No. Most goodness-of-fit (GOF) tests attempt to discern a preferred weighting using either absolute or relative errors in the back-calculated calibration x values. However, the former are predisposed to select constant weighting and the latter 1/x2 or 1/y2 weighting, no matter what the true weighting should be. Here, I use Monte Carlo simulations to quantify the flaws in GOF tests and show why they falsely prefer their predisposition weighting. The weighting problem is solved properly through variance function (VF) estimation from replicate data, conveniently separating this from the problem of selecting a response function (RF). Any weighting other than inverse-variance must give loss of precision in the RF parameters and in the estimates of unknowns x0. In particular, the widely used 1/x2 weighting, if wrong, not only sacrifices precision but even worse, appears to give better precision at small x, leading to falsely optimistic estimates of detection and quantification limits. Realistic VFs typically become constant in the low-x, low-y limit.
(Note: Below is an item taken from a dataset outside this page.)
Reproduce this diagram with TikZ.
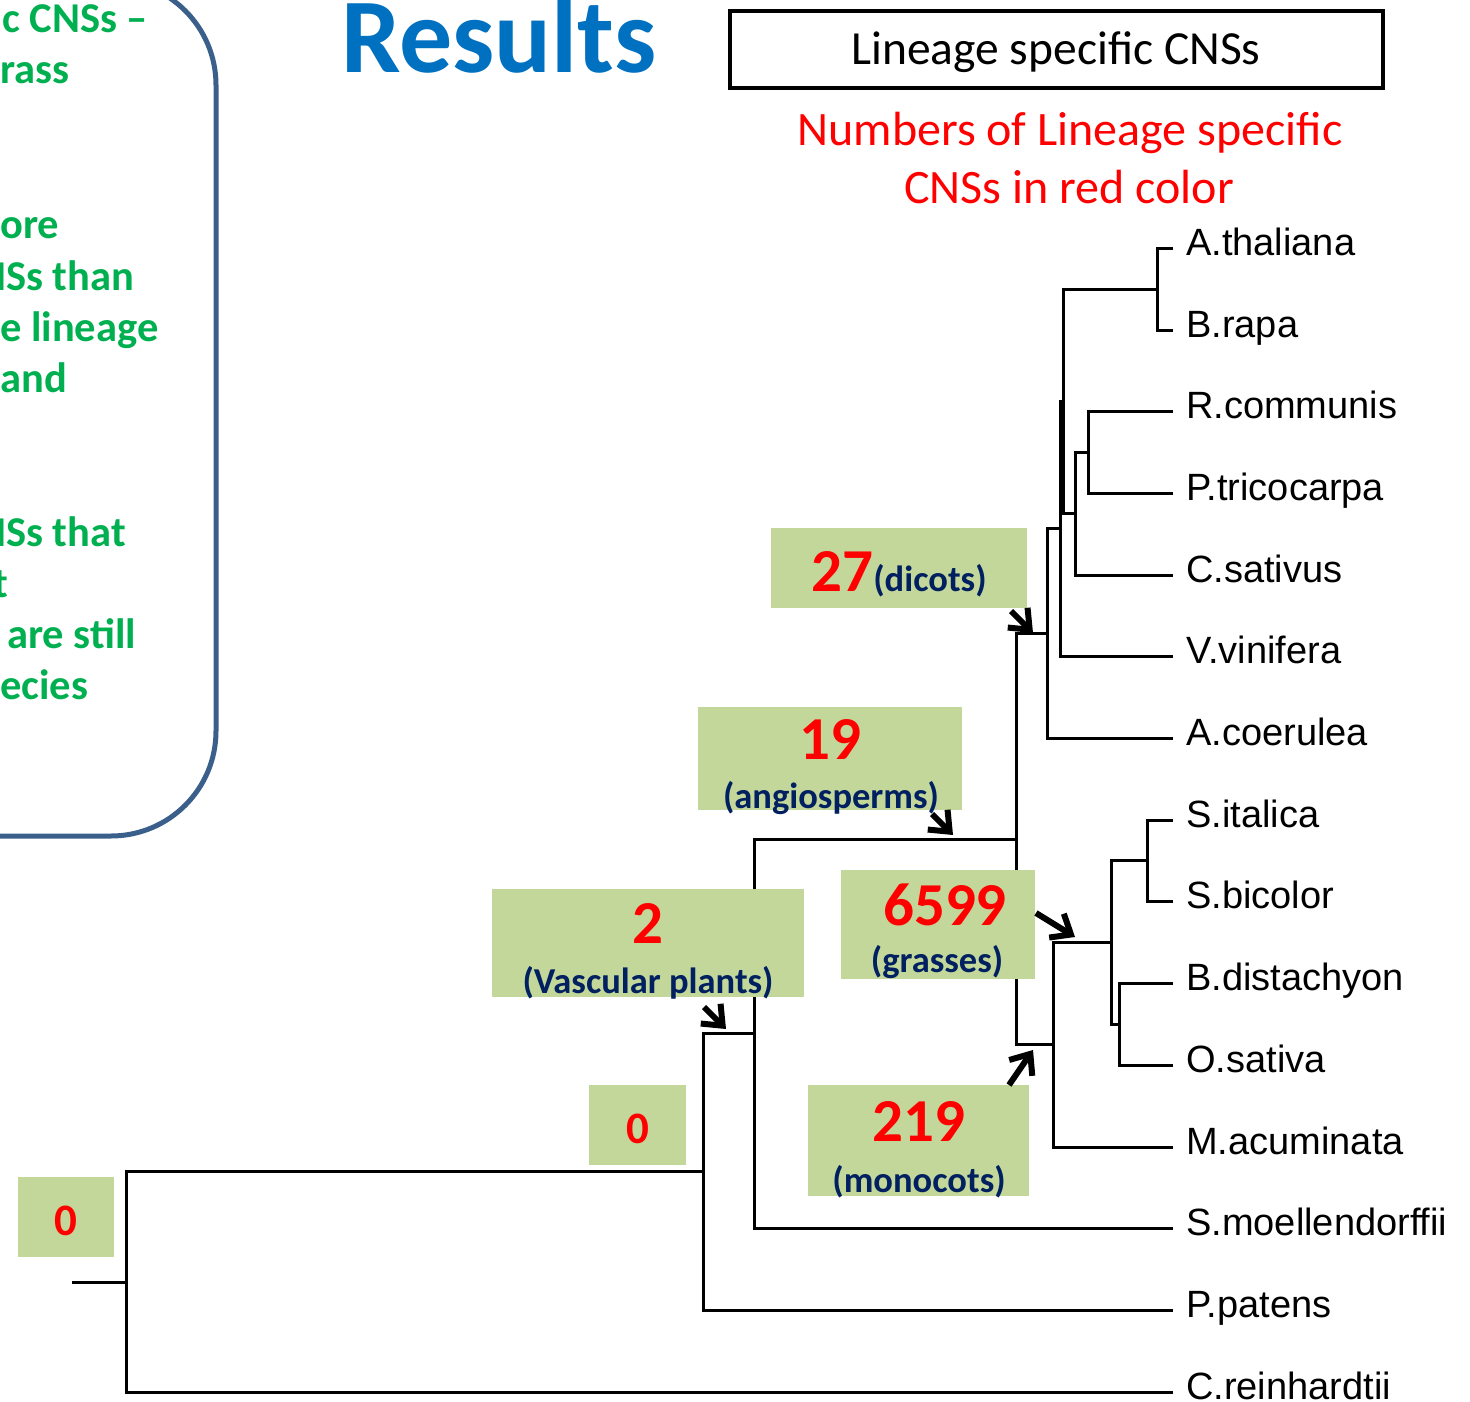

Thus, even when 1/x2 weighting is correct at large signal, the neglect of the constant variance component at small signal again gives too-small detection and quantification limits. VF estimation has been disparaged as too demanding of data. Why this is not true is demonstrated with Monte Carlo simulations that show only a few percent increase in calibration parameter uncertainties when the VF is estimated from just three replicates at each of six calibration x values. This point is further demonstrated using examples from the recent literature.